In the 18th century, scholarly works began to focus on the nutritional value of food, with figures like Antoine Lavoisier famously studying the processes of combustion and respiration, laying the groundwork for modern chemistry. The 19th century saw the publication of important texts on the chemistry of food, as scientists such as Justus von Liebig explored the nutrients contained in meat and plants, influencing dietary practices.

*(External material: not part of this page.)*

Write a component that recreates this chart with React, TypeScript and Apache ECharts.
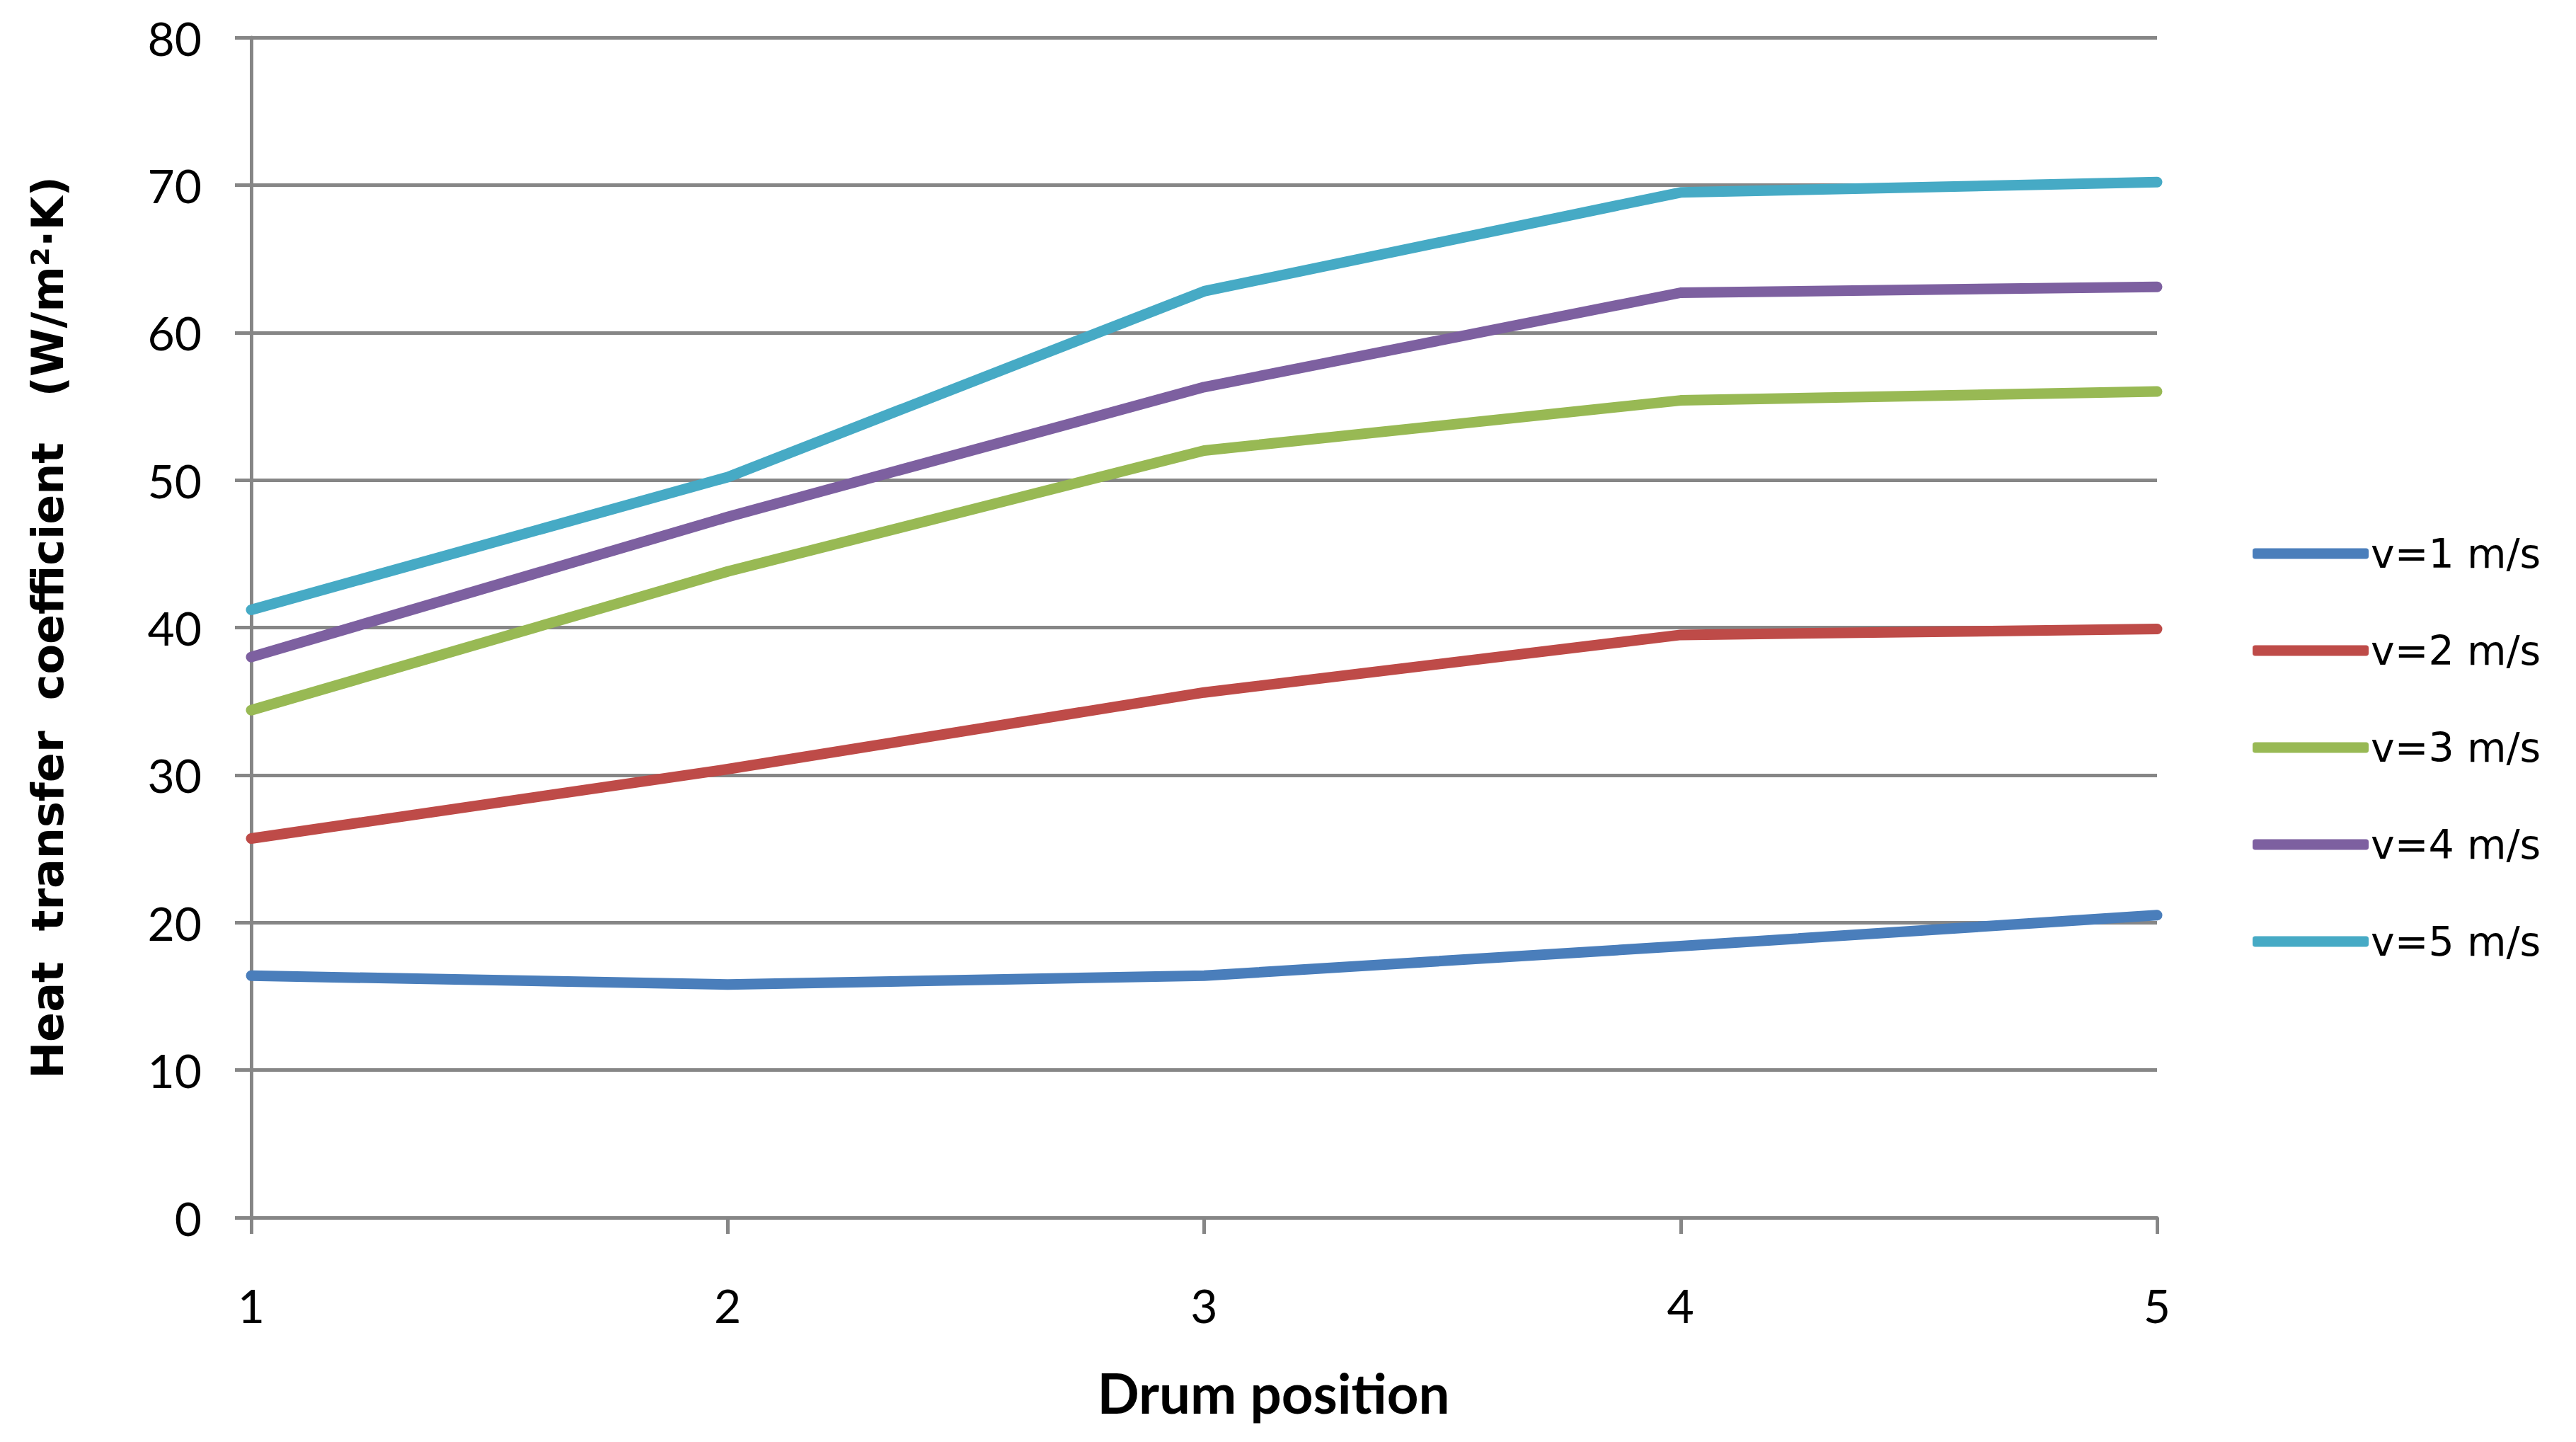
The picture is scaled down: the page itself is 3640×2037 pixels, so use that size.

The 20th century was marked by an explosion of interest in food science due to advancements in technology and a growing public fascination with cooking shows and gourmet cuisine. The establishment of organizations such as the Institute of Food Technologists in 1939 and the development of food chemistry as a distinct field of study at various universities marked the professionalization of culinary chemistry. In recent decades, the rise of molecular gastronomy has further fueled the interest in the scientific approach to cooking, integrating art and science into the culinary experience.

Culinary Chemistry is grounded in several fundamental scientific principles, which serve as the basis for understanding the interactions that occur during cooking.

At the heart of culinary chemistry are chemical reactions that change the composition and structure of ingredients. For instance, caramelization involves the thermal decomposition of sugars, producing complex flavor compounds and changing the color and texture of the food. Maillard reaction, a critical process in browning foods, occurs between amino acids and reducing sugars when heated, leading to the development of new flavors and aromas typical of roasted and baked goods.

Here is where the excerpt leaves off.